Doch einiges spricht dafür, dass dieser Erwartung ein tiefgreifendes Missverständnis zugrundeliegt. Selbst die äußerst Putin-kritischen deutschen Medien können nicht nur nicht ausblenden, wie stark der Rückhalt für den Präsidenten im russischen Volk verankert ist. Die Berichte decken auch auf, worin Putins Popularität wurzelt: in seiner Statur als starker, patriotischer Führer einer gedemütigten Großmacht.

Auf derselben Klaviatur versuchen sich auch Russlands Kommunisten und Rechtsextremisten, die beide auf die aggressiv nationalistische Karte setzen – dies nur eben weit weniger erfolgreich als Putin. Stünde ihnen der Charismatiker im Präsidentenamt jedoch nicht mehr im Wege, wäre die Machtergreifung einer faschistisch-kommunistischen Melange in Moskau nicht mehr auszuschließen – die Folgen für die Stabilität der Welt und insbesondere Europas wären kaum auszudenken. Viele, die den Mann im Kreml heute verteufeln, dürften sich in so einem Fall nach dem immerhin rational agierenden Putin zurücksehnen.

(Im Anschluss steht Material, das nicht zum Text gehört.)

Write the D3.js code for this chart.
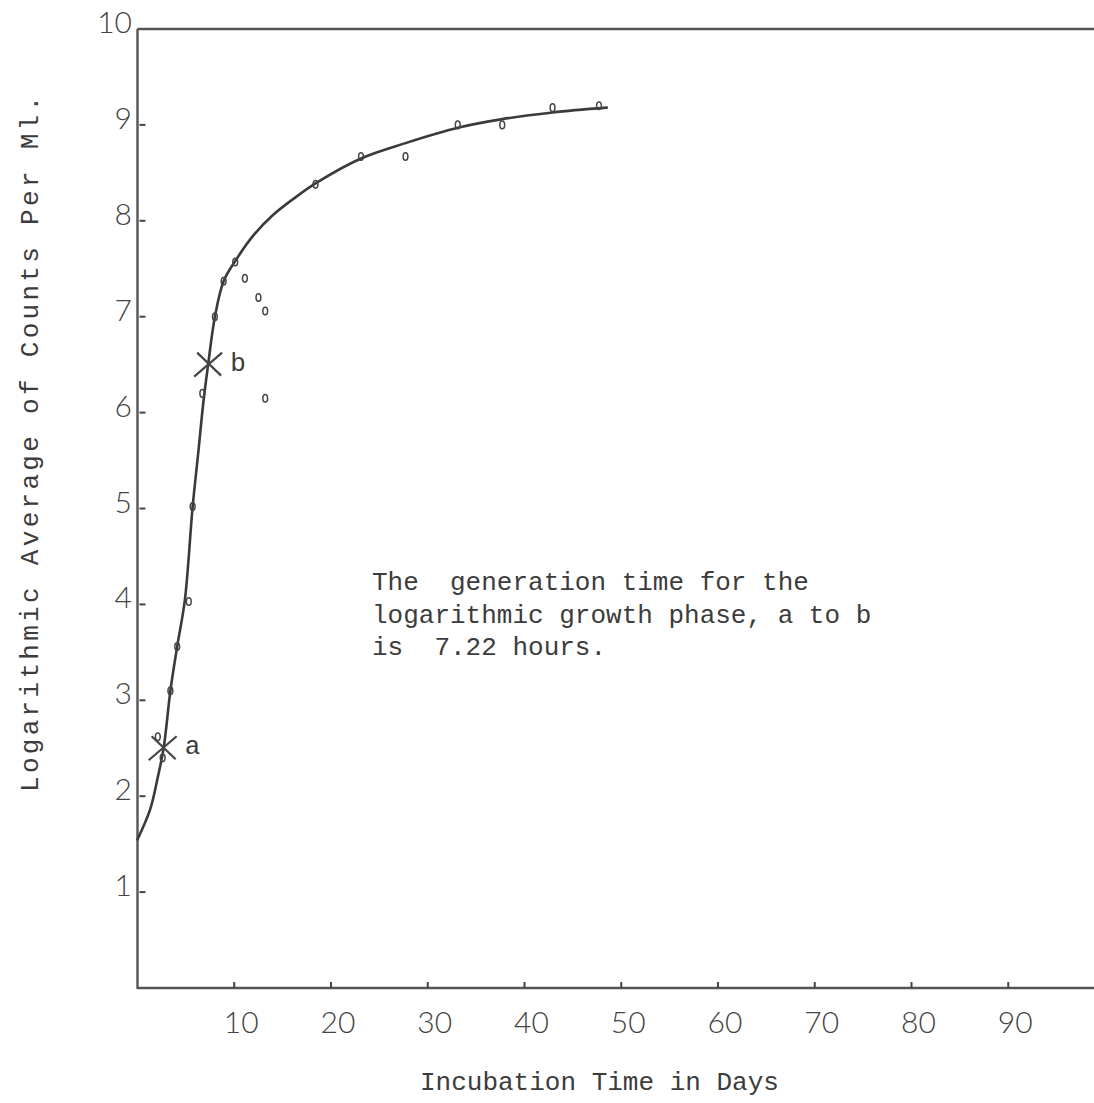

Für die große Masse der Russen ist die Aussicht auf eine westlich geprägte, liberale Politik und Gesellschaftsordnung schon lange keine Verheißung mehr. Was aus westlicher Perspektive als die große Zeit von Russlands freiheitlichem Aufbruch verklärt wird, war für die große Masse der Russen eine einzige Katastrophe: Nicht nur, dass der Status als Weltmacht verloren ging. Millionen Menschen büßten in den 90er Jahren durch Rubelkrisen ihre kompletten Lebensersparnisse ein, Renten wurden entwertet, Biografien zerstört, ganze Regionen in den Abgrund gerissen – und über allem thronte eine beispiellos korrupte „Elite“ westlich orientierter „Reformer“ der chaotischen Jelzin-Jahre.

Dieses Trauma wirkt fort. Der wiedergewählte Präsident weiß das nur zu gut und nutzt die Verletzungen jener Jahre geschickt für den Ausbau seiner Macht, indem er sich als Retter empfiehlt. Als Machtpolitiker dämmt er das Trauma damit aber auch gleichzeitig ein. Putin mag ein schwieriger Partner bleiben. Wer ihn aber allzu unversöhnlich angreift, sollte sich über mögliche Alternativen zu ihm im Klaren sein.